WRITTEN INSTRUCTION - Search the data for the word "code" and copy every line where it occurs.

EXCERPTED RECORDS -

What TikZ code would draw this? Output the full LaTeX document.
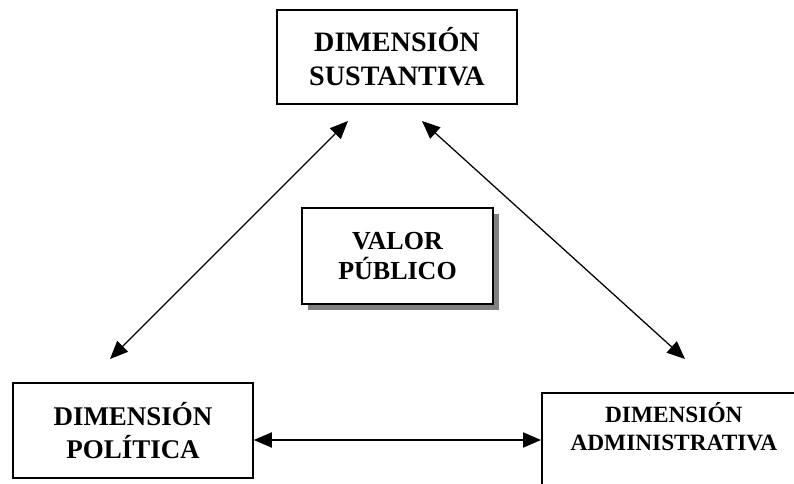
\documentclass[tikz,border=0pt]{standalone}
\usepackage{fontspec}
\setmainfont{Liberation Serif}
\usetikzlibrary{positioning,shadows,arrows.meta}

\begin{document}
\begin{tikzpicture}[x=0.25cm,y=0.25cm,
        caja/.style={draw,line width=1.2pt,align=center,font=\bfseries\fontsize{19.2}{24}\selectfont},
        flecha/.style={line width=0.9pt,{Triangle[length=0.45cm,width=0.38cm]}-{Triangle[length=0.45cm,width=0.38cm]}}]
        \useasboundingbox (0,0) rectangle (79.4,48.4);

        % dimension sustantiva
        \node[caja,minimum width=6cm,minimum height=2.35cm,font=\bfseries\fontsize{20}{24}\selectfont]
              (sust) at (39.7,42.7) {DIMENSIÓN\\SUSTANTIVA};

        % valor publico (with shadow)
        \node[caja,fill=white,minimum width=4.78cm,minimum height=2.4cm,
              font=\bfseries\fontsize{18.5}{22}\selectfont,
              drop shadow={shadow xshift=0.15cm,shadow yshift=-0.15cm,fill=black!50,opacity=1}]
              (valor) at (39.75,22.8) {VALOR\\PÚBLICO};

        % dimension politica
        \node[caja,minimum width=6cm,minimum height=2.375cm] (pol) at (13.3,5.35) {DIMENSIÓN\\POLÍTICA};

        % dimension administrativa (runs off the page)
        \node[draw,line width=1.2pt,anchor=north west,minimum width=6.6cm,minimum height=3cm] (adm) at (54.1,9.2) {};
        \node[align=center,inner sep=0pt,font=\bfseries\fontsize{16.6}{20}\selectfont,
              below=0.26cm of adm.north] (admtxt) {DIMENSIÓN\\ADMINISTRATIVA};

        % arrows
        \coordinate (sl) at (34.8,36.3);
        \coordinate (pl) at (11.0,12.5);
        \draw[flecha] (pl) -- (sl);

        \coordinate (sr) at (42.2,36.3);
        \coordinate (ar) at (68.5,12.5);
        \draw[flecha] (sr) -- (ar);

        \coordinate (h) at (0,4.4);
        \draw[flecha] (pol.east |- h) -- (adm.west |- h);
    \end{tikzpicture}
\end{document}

* * *

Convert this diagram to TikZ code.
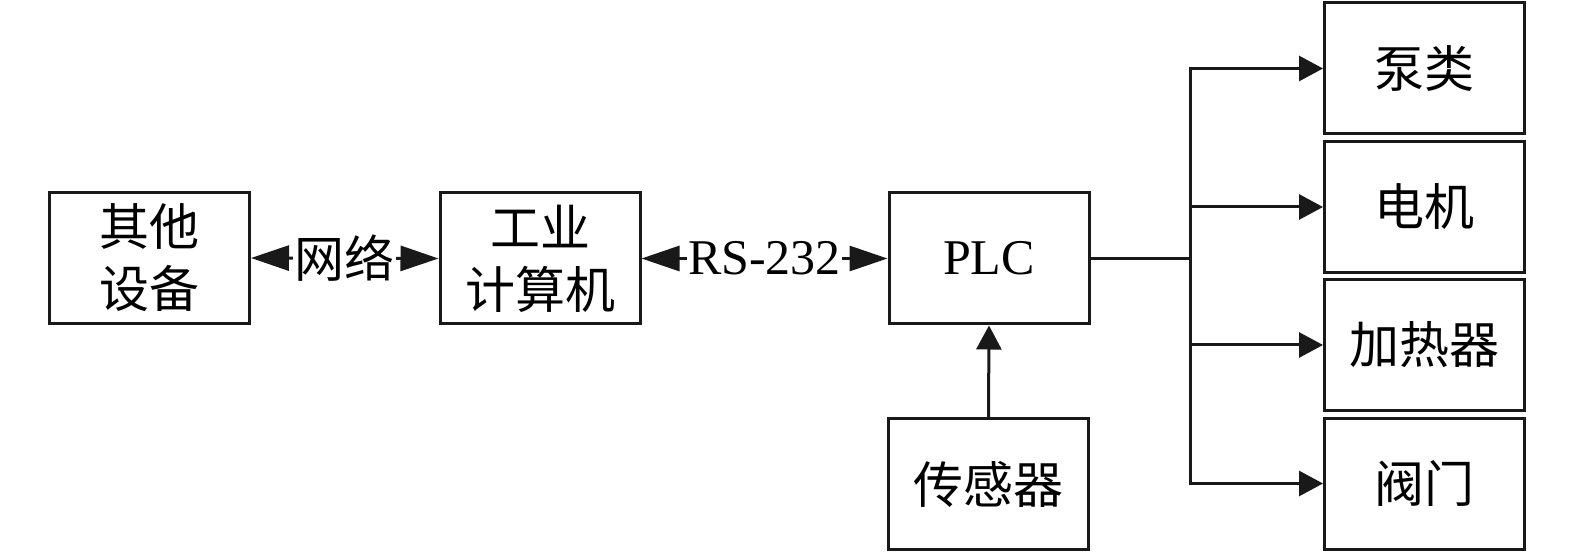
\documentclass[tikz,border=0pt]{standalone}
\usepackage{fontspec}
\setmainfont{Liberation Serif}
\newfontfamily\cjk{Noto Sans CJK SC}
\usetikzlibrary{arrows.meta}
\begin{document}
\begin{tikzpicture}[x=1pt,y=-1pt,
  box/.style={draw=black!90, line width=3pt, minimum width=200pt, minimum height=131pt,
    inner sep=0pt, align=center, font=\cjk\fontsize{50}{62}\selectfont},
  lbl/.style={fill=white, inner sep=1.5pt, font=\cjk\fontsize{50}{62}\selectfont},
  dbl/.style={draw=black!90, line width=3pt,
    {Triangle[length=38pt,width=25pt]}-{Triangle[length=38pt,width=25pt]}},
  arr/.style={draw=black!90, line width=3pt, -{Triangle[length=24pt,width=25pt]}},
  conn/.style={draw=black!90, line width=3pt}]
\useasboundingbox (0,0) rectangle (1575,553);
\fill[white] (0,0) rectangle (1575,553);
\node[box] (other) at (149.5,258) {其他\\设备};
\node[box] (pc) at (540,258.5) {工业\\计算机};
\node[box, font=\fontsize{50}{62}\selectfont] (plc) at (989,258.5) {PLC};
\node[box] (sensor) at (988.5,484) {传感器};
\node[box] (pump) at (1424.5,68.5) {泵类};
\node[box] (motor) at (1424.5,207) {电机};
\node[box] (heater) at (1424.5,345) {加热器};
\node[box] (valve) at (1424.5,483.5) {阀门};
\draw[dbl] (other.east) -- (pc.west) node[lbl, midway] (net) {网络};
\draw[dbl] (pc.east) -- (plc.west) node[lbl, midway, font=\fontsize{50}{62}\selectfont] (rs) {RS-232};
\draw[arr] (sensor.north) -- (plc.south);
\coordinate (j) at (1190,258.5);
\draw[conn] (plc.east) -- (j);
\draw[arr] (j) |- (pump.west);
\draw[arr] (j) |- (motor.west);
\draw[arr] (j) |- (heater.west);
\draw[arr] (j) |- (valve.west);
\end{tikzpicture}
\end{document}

* * *

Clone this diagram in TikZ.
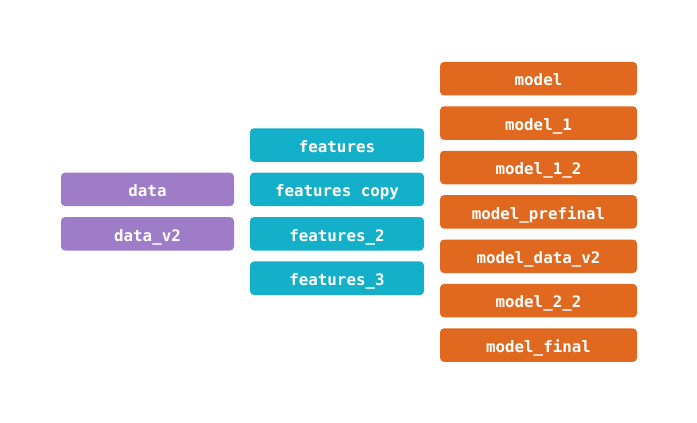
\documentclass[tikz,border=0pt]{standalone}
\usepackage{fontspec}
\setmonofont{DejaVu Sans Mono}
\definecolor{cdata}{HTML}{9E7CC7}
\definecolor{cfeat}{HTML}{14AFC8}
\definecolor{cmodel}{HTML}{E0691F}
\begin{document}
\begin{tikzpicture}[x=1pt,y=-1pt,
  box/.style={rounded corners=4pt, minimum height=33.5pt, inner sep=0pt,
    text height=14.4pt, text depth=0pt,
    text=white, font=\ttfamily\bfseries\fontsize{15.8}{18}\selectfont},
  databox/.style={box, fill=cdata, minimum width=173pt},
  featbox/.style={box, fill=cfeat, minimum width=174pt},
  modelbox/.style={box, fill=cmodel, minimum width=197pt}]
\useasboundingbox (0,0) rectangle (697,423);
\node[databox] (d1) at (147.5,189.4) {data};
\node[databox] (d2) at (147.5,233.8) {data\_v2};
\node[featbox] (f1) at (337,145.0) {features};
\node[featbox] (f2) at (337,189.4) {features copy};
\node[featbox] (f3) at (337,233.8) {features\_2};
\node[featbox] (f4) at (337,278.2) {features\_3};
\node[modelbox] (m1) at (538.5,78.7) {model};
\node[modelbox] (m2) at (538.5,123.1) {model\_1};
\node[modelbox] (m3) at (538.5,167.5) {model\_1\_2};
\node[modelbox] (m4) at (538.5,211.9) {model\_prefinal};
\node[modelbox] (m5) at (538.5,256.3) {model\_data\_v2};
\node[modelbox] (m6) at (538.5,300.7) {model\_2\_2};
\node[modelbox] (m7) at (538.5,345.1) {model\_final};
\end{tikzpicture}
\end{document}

OUTPUT FOR THIS EXERCISE -
What TikZ code would draw this? Output the full LaTeX document.
Convert this diagram to TikZ code.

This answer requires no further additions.